| Exercise aim |
Transcribe all of the material exactly. Any picture in it should be left out.

| Information provided |
START

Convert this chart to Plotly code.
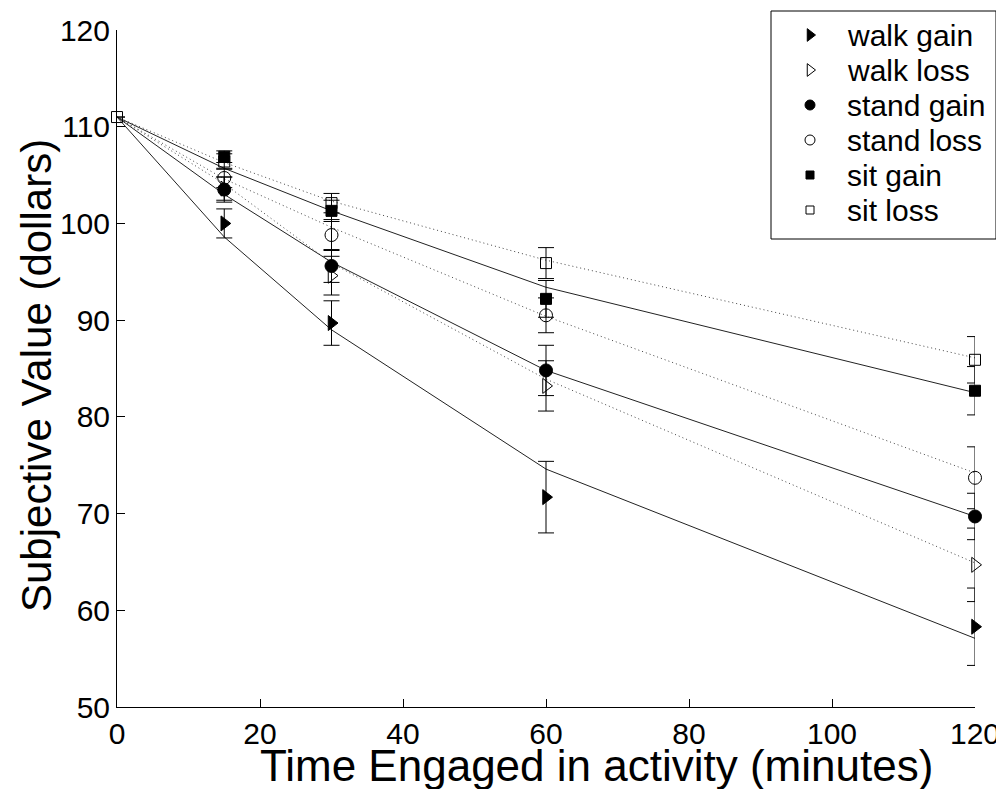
import plotly.graph_objects as go

# ---- data ----
minutes = [0, 15, 30, 60, 120]

series_names = ["walk gain", "walk loss", "stand gain", "stand loss", "sit gain", "sit loss"]

# only one marker is visible at time 0 (the common starting value)
walk_gain = [None, 100.0, 89.7, 71.7, 58.3]
walk_loss = [None, 103.6, 94.6, 83.2, 64.7]
stand_gain = [None, 103.5, 95.6, 84.8, 69.7]
stand_loss = [None, 104.7, 98.8, 90.5, 73.7]
sit_gain = [None, 106.9, 101.3, 92.2, 82.7]
sit_loss = [111.0, 106.4, 102.1, 95.9, 85.9]

walk_gain_err = [None, 1.5, 2.3, 3.7, 4.0]
walk_loss_err = [None, 1.2, 2.0, 2.6, 3.8]
stand_gain_err = [None, 1.3, 1.7, 2.6, 2.4]
stand_loss_err = [None, 1.0, 1.6, 1.8, 3.2]
sit_gain_err = [None, 0.6, 1.1, 1.9, 2.5]
sit_loss_err = [None, 0.8, 1.0, 1.6, 2.4]

walk_gain_fit = [111.0, 98.6, 89.0, 74.6, 57.1]
walk_loss_fit = [111.0, 104.1, 95.9, 83.9, 64.9]
stand_gain_fit = [111.0, 103.0, 96.0, 84.8, 69.7]
stand_loss_fit = [111.0, 104.6, 99.6, 90.4, 74.2]
sit_gain_fit = [111.0, 105.7, 101.3, 93.4, 82.5]
sit_loss_fit = [111.0, 106.3, 102.3, 96.2, 86.1]

x_ticks = [0, 20, 40, 60, 80, 100, 120]
y_ticks = [50, 60, 70, 80, 90, 100, 110, 120]

x_title = "Time Engaged in activity (minutes)"
y_title = "Subjective Value (dollars)"

values = [walk_gain, walk_loss, stand_gain, stand_loss, sit_gain, sit_loss]
errors = [walk_gain_err, walk_loss_err, stand_gain_err, stand_loss_err, sit_gain_err, sit_loss_err]
fits = [walk_gain_fit, walk_loss_fit, stand_gain_fit, stand_loss_fit, sit_gain_fit, sit_loss_fit]

# ---- styles ----
symbols = ["triangle-right", "triangle-right-open", "circle", "circle-open", "square", "square-open"]
sizes = [13, 13, 13, 13, 11, 11]
legend_sizes = [11, 11, 10, 10, 8, 8]
fit_dash = ["solid", "1px,3px", "solid", "1px,3px", "solid", "1px,3px"]
fit_color = ["#222222", "#444444", "#222222", "#444444", "#222222", "#444444"]

FONT = "Liberation Sans, Arial, sans-serif"

# page has an 8px body margin; plot area should sit at x 117..975, y 30..707 on the page
W, H = 996, 781
ML, MT = 109, 22
PW, PH = 858, 677


def px_x(px):
    return (px - 117) / PW


def px_y(py):
    return (707 - py) / PH


fig = go.Figure()

for i, name in enumerate(series_names):
    fig.add_trace(go.Scatter(
        x=minutes, y=fits[i], mode="lines",
        line=dict(color=fit_color[i], width=1, dash=fit_dash[i]),
        showlegend=False, hoverinfo="skip", cliponaxis=False,
    ))

for i, name in enumerate(series_names):
    fig.add_trace(go.Scatter(
        x=minutes, y=values[i], mode="markers", name=name,
        marker=dict(symbol=symbols[i], size=sizes[i], color="black",
                    line=dict(color="black", width=1)),
        error_y=dict(type="data", array=errors[i], visible=True,
                     color="black", thickness=1, width=8),
        cliponaxis=False, showlegend=False,
    ))

# ---- legend drawn in a page-pixel coordinate system (overlay axes) ----
leg_left, leg_right, leg_top, leg_bottom = 771, 996, 11, 239
leg_marker_x, leg_text_x = 810, 845
leg_row_y = [35 + 35 * k for k in range(len(series_names))]

fig.add_shape(
    type="rect", xref="paper", yref="paper",
    x0=px_x(leg_left), x1=px_x(leg_right),
    y0=px_y(leg_bottom), y1=px_y(leg_top),
    line=dict(color="black", width=1), fillcolor="rgba(0,0,0,0)", layer="above",
)

for i, name in enumerate(series_names):
    fig.add_trace(go.Scatter(
        x=[leg_marker_x], y=[leg_row_y[i]], mode="markers",
        xaxis="x2", yaxis="y2",
        marker=dict(symbol=symbols[i], size=legend_sizes[i], color="black",
                    line=dict(color="black", width=1)),
        showlegend=False, hoverinfo="skip", cliponaxis=False,
    ))
    fig.add_annotation(
        x=leg_text_x, y=leg_row_y[i], xref="x2", yref="y2",
        text=name, showarrow=False, xanchor="left", yanchor="middle",
        font=dict(family=FONT, size=30, color="black"),
    )

# axis titles (placed where the reference has them)
fig.add_annotation(
    x=px_x(596), y=px_y(765), xref="paper", yref="paper",
    text=x_title, showarrow=False, xanchor="center", yanchor="middle",
    font=dict(family=FONT, size=44, color="black"),
)
fig.add_annotation(
    x=px_x(36), y=px_y(376), xref="paper", yref="paper",
    text=y_title, showarrow=False, xanchor="center", yanchor="middle",
    textangle=-90, font=dict(family=FONT, size=42, color="black"),
)

fig.update_layout(
    width=W, height=H,
    paper_bgcolor="white", plot_bgcolor="white",
    margin=dict(l=ML, r=W - ML - PW, t=MT, b=H - MT - PH),
    font=dict(family=FONT, size=30, color="black"),
    showlegend=False,
    xaxis=dict(range=[0, 120], tickvals=x_ticks, ticks="inside", ticklen=8,
               tickcolor="black", showline=True, linecolor="black", linewidth=1,
               showgrid=False, zeroline=False, mirror=False, automargin=False,
               ticklabeloverflow="allow",
               tickfont=dict(family=FONT, size=30)),
    yaxis=dict(range=[50, 120], tickvals=y_ticks, ticks="inside", ticklen=8,
               tickcolor="black", showline=True, linecolor="black", linewidth=1,
               showgrid=False, zeroline=False, mirror=False, automargin=False,
               ticklabeloverflow="allow",
               tickfont=dict(family=FONT, size=30)),
    xaxis2=dict(overlaying="x", range=[117, 975], visible=False, fixedrange=True),
    yaxis2=dict(overlaying="y", range=[707, 30], visible=False, fixedrange=True),
)

fig.write_html("out.html")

END

| The solution |
Convert this chart to Plotly code.
import plotly.graph_objects as go

# ---- data ----
minutes = [0, 15, 30, 60, 120]

series_names = ["walk gain", "walk loss", "stand gain", "stand loss", "sit gain", "sit loss"]

# only one marker is visible at time 0 (the common starting value)
walk_gain = [None, 100.0, 89.7, 71.7, 58.3]
walk_loss = [None, 103.6, 94.6, 83.2, 64.7]
stand_gain = [None, 103.5, 95.6, 84.8, 69.7]
stand_loss = [None, 104.7, 98.8, 90.5, 73.7]
sit_gain = [None, 106.9, 101.3, 92.2, 82.7]
sit_loss = [111.0, 106.4, 102.1, 95.9, 85.9]

walk_gain_err = [None, 1.5, 2.3, 3.7, 4.0]
walk_loss_err = [None, 1.2, 2.0, 2.6, 3.8]
stand_gain_err = [None, 1.3, 1.7, 2.6, 2.4]
stand_loss_err = [None, 1.0, 1.6, 1.8, 3.2]
sit_gain_err = [None, 0.6, 1.1, 1.9, 2.5]
sit_loss_err = [None, 0.8, 1.0, 1.6, 2.4]

walk_gain_fit = [111.0, 98.6, 89.0, 74.6, 57.1]
walk_loss_fit = [111.0, 104.1, 95.9, 83.9, 64.9]
stand_gain_fit = [111.0, 103.0, 96.0, 84.8, 69.7]
stand_loss_fit = [111.0, 104.6, 99.6, 90.4, 74.2]
sit_gain_fit = [111.0, 105.7, 101.3, 93.4, 82.5]
sit_loss_fit = [111.0, 106.3, 102.3, 96.2, 86.1]

x_ticks = [0, 20, 40, 60, 80, 100, 120]
y_ticks = [50, 60, 70, 80, 90, 100, 110, 120]

x_title = "Time Engaged in activity (minutes)"
y_title = "Subjective Value (dollars)"

values = [walk_gain, walk_loss, stand_gain, stand_loss, sit_gain, sit_loss]
errors = [walk_gain_err, walk_loss_err, stand_gain_err, stand_loss_err, sit_gain_err, sit_loss_err]
fits = [walk_gain_fit, walk_loss_fit, stand_gain_fit, stand_loss_fit, sit_gain_fit, sit_loss_fit]

# ---- styles ----
symbols = ["triangle-right", "triangle-right-open", "circle", "circle-open", "square", "square-open"]
sizes = [13, 13, 13, 13, 11, 11]
legend_sizes = [11, 11, 10, 10, 8, 8]
fit_dash = ["solid", "1px,3px", "solid", "1px,3px", "solid", "1px,3px"]
fit_color = ["#222222", "#444444", "#222222", "#444444", "#222222", "#444444"]

FONT = "Liberation Sans, Arial, sans-serif"

# page has an 8px body margin; plot area should sit at x 117..975, y 30..707 on the page
W, H = 996, 781
ML, MT = 109, 22
PW, PH = 858, 677


def px_x(px):
    return (px - 117) / PW


def px_y(py):
    return (707 - py) / PH


fig = go.Figure()

for i, name in enumerate(series_names):
    fig.add_trace(go.Scatter(
        x=minutes, y=fits[i], mode="lines",
        line=dict(color=fit_color[i], width=1, dash=fit_dash[i]),
        showlegend=False, hoverinfo="skip", cliponaxis=False,
    ))

for i, name in enumerate(series_names):
    fig.add_trace(go.Scatter(
        x=minutes, y=values[i], mode="markers", name=name,
        marker=dict(symbol=symbols[i], size=sizes[i], color="black",
                    line=dict(color="black", width=1)),
        error_y=dict(type="data", array=errors[i], visible=True,
                     color="black", thickness=1, width=8),
        cliponaxis=False, showlegend=False,
    ))

# ---- legend drawn in a page-pixel coordinate system (overlay axes) ----
leg_left, leg_right, leg_top, leg_bottom = 771, 996, 11, 239
leg_marker_x, leg_text_x = 810, 845
leg_row_y = [35 + 35 * k for k in range(len(series_names))]

fig.add_shape(
    type="rect", xref="paper", yref="paper",
    x0=px_x(leg_left), x1=px_x(leg_right),
    y0=px_y(leg_bottom), y1=px_y(leg_top),
    line=dict(color="black", width=1), fillcolor="rgba(0,0,0,0)", layer="above",
)

for i, name in enumerate(series_names):
    fig.add_trace(go.Scatter(
        x=[leg_marker_x], y=[leg_row_y[i]], mode="markers",
        xaxis="x2", yaxis="y2",
        marker=dict(symbol=symbols[i], size=legend_sizes[i], color="black",
                    line=dict(color="black", width=1)),
        showlegend=False, hoverinfo="skip", cliponaxis=False,
    ))
    fig.add_annotation(
        x=leg_text_x, y=leg_row_y[i], xref="x2", yref="y2",
        text=name, showarrow=False, xanchor="left", yanchor="middle",
        font=dict(family=FONT, size=30, color="black"),
    )

# axis titles (placed where the reference has them)
fig.add_annotation(
    x=px_x(596), y=px_y(765), xref="paper", yref="paper",
    text=x_title, showarrow=False, xanchor="center", yanchor="middle",
    font=dict(family=FONT, size=44, color="black"),
)
fig.add_annotation(
    x=px_x(36), y=px_y(376), xref="paper", yref="paper",
    text=y_title, showarrow=False, xanchor="center", yanchor="middle",
    textangle=-90, font=dict(family=FONT, size=42, color="black"),
)

fig.update_layout(
    width=W, height=H,
    paper_bgcolor="white", plot_bgcolor="white",
    margin=dict(l=ML, r=W - ML - PW, t=MT, b=H - MT - PH),
    font=dict(family=FONT, size=30, color="black"),
    showlegend=False,
    xaxis=dict(range=[0, 120], tickvals=x_ticks, ticks="inside", ticklen=8,
               tickcolor="black", showline=True, linecolor="black", linewidth=1,
               showgrid=False, zeroline=False, mirror=False, automargin=False,
               ticklabeloverflow="allow",
               tickfont=dict(family=FONT, size=30)),
    yaxis=dict(range=[50, 120], tickvals=y_ticks, ticks="inside", ticklen=8,
               tickcolor="black", showline=True, linecolor="black", linewidth=1,
               showgrid=False, zeroline=False, mirror=False, automargin=False,
               ticklabeloverflow="allow",
               tickfont=dict(family=FONT, size=30)),
    xaxis2=dict(overlaying="x", range=[117, 975], visible=False, fixedrange=True),
    yaxis2=dict(overlaying="y", range=[707, 30], visible=False, fixedrange=True),
)

fig.write_html("out.html")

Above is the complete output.